KARAR/ Hakan Albayrak
Hem Kürtçü Hem Türk Irkçısı
Konya’da Merhaba gazetesi var.
1991’in haziran ayından ekim ayına kadar çalıştığım o gazetede, cumhuriyet tarihi boyunca Kürtlere yapılan fenalıklardan ötürü özür dilenmesi ve Kürtlerin gasp edilen haklarının iade edilmesi gerektiği, hakkaniyet ve toplumsal barış namına her halükarda atılması gereken bu adım sayesinde PKK’nın altındaki toplumsal zeminin de kaybolacağı, PKK’nın neşvünema bulduğu şartlar değiştirilmeden PKK ile etkili bir mücadelenin mümkün olmadığı yönünde birçok yazı yazmıştım.
Kürtçü ve dahî PKK’cı damgasını ilk o zaman yedim.
Kürt Açılımı’nı hararetle desteklediğim için de pek çok kişinin nazarında Kürtçü idim.
Çözüm Süreci’ni hararetle desteklediğim için de pek çok kişinin nazarında PKK’cı idim.
Cumhurbaşkanı Recep Tayyip Erdoğan’ın Dolmabahçe Mutabakatı aleyhindeki çıkışlarına itiraz ettiğim için de pek çok kişinin nazarında Kürtçü ve dahî PKK’cı idim.
Hele Irak Kürdistanı Bölge Yönetimi’nin bağımsızlık referandumunu savunduğum ve AK Parti iktidarının o husustaki menfi tavrını eleştirdiğim zaman…
“Türk düşmanı” damgası bile yedim.
***
Genelde “Kürtçü, PKK’cı” diye yaftalanmakla beraber “Türk ırkçısı, faşist” diye yaftalandığım da oldu o dönemlerde.
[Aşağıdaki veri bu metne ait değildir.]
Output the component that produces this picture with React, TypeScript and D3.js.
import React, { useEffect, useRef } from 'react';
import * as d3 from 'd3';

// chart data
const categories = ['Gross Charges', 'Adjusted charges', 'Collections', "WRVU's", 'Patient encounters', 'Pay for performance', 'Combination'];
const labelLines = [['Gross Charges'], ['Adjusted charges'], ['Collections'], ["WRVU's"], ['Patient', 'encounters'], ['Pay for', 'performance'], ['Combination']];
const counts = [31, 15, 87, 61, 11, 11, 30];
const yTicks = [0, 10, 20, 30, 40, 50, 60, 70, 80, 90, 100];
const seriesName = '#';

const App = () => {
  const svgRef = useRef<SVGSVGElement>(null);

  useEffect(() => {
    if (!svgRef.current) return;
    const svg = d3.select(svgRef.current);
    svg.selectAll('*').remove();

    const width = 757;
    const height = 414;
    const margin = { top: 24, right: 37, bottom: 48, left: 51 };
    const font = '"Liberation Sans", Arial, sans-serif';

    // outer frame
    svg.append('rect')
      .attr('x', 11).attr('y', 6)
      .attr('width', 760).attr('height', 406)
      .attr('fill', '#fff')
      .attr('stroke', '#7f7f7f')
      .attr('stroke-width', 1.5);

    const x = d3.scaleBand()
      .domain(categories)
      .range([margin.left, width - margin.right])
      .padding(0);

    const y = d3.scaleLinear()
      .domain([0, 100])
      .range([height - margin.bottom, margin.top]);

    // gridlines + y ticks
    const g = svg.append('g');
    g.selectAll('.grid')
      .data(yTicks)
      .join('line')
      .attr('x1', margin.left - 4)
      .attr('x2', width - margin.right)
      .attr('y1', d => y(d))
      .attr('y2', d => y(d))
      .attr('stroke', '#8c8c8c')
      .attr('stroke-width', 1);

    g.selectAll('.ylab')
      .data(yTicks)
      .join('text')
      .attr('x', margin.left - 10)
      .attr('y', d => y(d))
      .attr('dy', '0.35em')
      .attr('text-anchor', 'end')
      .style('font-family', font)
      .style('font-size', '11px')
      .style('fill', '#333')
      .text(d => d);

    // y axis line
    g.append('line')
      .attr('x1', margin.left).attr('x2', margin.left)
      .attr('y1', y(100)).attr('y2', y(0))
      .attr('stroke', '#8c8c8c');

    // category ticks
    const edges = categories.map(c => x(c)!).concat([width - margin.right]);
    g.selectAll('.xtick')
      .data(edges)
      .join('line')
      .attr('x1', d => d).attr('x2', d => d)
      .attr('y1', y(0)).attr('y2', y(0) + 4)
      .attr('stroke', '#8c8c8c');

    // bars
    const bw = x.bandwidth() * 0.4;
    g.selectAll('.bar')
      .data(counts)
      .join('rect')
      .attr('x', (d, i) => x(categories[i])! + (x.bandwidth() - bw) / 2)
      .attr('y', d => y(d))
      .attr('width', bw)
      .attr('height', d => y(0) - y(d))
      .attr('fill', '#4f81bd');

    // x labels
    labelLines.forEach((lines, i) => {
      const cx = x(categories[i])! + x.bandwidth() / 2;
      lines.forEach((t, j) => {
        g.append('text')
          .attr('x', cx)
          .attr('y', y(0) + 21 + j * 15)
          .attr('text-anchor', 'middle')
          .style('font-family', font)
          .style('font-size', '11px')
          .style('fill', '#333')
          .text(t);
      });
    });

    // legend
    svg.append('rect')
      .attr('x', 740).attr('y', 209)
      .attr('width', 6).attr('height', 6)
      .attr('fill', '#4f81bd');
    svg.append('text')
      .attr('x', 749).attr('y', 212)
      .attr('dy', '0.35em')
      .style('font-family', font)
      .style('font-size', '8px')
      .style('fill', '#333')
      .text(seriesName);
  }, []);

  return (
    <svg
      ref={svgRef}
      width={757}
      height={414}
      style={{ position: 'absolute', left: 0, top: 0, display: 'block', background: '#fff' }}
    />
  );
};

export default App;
Meselâ, Yasin Börü’lerin hunharca katledildiği, yolda durdurulup “Kürt müsün?” diye sorulduğunda “Değilim” diye cevap verenlerin arabalarının yakıldığı 6-8 Ekim (2014) vahşetine lanet okuduğumda.
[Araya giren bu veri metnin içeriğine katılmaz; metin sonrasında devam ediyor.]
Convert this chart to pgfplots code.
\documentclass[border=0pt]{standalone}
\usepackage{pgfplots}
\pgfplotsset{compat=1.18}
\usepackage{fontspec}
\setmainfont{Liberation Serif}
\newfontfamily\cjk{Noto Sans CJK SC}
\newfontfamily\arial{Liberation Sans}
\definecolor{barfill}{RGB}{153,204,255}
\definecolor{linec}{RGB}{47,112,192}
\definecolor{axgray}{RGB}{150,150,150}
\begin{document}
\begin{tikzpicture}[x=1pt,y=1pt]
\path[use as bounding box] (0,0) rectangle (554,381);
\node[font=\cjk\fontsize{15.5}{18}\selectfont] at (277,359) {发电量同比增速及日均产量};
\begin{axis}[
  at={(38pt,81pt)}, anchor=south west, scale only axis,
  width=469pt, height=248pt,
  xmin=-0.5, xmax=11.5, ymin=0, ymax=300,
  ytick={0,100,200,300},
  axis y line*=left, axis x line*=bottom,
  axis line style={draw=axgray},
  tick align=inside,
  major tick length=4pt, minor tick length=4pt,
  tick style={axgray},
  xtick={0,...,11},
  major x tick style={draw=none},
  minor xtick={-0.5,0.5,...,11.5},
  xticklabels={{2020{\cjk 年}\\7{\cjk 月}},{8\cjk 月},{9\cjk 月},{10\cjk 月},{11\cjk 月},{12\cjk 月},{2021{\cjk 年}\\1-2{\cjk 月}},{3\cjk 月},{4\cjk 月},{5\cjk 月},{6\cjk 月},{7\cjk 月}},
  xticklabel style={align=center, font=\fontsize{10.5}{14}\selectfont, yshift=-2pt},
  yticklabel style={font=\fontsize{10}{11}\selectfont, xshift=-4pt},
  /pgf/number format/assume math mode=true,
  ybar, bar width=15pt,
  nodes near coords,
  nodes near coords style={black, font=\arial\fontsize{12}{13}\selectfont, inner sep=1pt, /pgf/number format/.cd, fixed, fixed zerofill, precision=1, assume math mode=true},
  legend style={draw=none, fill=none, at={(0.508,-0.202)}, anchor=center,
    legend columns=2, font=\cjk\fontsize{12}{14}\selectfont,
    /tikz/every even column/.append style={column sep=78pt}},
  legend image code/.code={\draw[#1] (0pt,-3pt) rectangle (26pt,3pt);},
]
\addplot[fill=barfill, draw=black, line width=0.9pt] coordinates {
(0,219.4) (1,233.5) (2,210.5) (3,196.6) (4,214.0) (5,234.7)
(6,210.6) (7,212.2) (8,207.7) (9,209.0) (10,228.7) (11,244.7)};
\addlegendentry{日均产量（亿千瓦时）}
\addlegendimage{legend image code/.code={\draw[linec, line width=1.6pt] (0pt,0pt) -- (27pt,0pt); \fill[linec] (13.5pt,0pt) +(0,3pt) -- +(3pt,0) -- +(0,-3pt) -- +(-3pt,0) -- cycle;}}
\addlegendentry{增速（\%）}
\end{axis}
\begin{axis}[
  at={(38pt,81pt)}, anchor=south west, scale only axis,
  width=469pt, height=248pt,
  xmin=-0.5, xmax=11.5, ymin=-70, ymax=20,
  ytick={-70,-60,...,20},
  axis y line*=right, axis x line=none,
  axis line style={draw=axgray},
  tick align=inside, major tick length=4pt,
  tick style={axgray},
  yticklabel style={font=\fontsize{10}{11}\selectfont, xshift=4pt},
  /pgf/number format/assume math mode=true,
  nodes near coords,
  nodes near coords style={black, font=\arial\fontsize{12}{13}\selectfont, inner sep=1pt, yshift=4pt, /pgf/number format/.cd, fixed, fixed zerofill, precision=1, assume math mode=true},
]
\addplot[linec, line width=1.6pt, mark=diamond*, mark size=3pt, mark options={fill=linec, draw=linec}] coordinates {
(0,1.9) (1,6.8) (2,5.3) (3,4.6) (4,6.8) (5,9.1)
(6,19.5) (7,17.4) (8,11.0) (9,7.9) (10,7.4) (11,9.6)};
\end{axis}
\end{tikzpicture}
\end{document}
AK Parti hükümetinin büyük siyasi risk alarak yürüttüğü Çözüm Süreci’ni yeni bir terör furyasına hazırlık için suiistimal eden ve HDP’nin olağanüstü büyük bir başarıyla çıktığı Haziran 2015 seçimlerinden sonra ‘Siyasi çözüm istemiyorum, aslında hiç çözüm istemiyorum, yaşasın ölüm!’ diye lisan-ı hal ile haykırarak hendek terörünü başlatan PKK’ya lanet okuduğumda da “Türk ırkçısı, faşist” oldum tabii.
***
Şu günlerde, Suriye’nin Türkiye sınırında PKK/PYD-YPG unsurlarından arındırılmış bir güvenli bölgenin tesisine matuf Barış Pınarı Harekâtı’nı desteklediğim için yine Türk ırkçılığı yapıyorum, faşistliğimi faş ediyorum kimilerine göre.
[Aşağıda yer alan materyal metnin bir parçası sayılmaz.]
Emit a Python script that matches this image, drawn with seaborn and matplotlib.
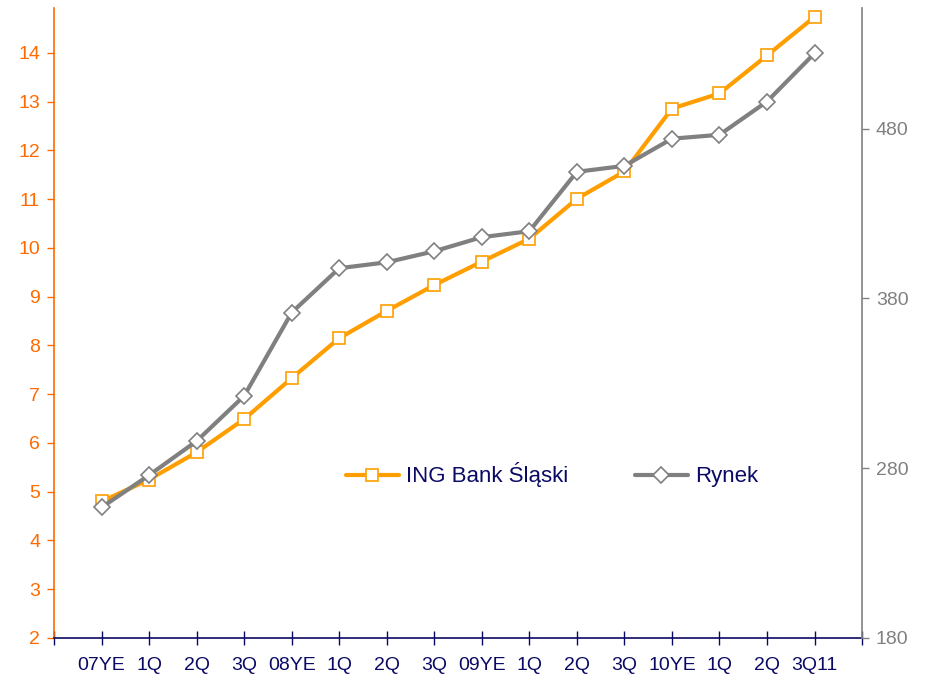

Herhalde beyhude bir çaba olacak, yine de konuya yaklaşımımı bir kere daha izah etmeye çalışayım:
Irak Kürdistanı Bölge Yönetimi’ni selamladığım gibi Suriye Kürtlerinin kuracağı benzeri bir yapıyı da selamlardım; ama Kürtlerin esenliği davasıyla alâkası olmayan, Türkiye’ye düşmanlığı meslek edinen, terörü başlı başına bir gaye olarak gördüğü için HDP’nin ve dolayısıyla siyasi çözüm ihtimalinin yükselişini hazmedemeyip Çözüm Süreci’ni “baraj inşaatları” gibi saçma sapan gerekçelerle kan deryasında boğan kan manyağı PKK’nın kontrolündeki bir yapıyı, asla!
AK Parti hükümeti vaktiyle PYD lideri Salih Müslim’i Ankara’da ağırlamış ve bu örgütün PKK’dan koparak Türkiye’ye itimat telkin etmesi halinde onunla iyi geçineceğini sarih bir şekilde ortaya koymuştu.
PYD o basiret ve feraseti gösterseydi ne Zeytin Dalı Harekâtı olurdu ne de Barış Pınarı Harekâtı.
Buna rağmen olsaydı da benim yaklaşımım bugünkü gibi olmazdı.
***
Bu yazıdan hem “Kürtçü Hakan Albayrak” hem de “Türk ırkçısı Hakan Albayrak” tezviratı için malzeme çıkar.
Haydi, iki tarafın tezviratçıları da iş başına!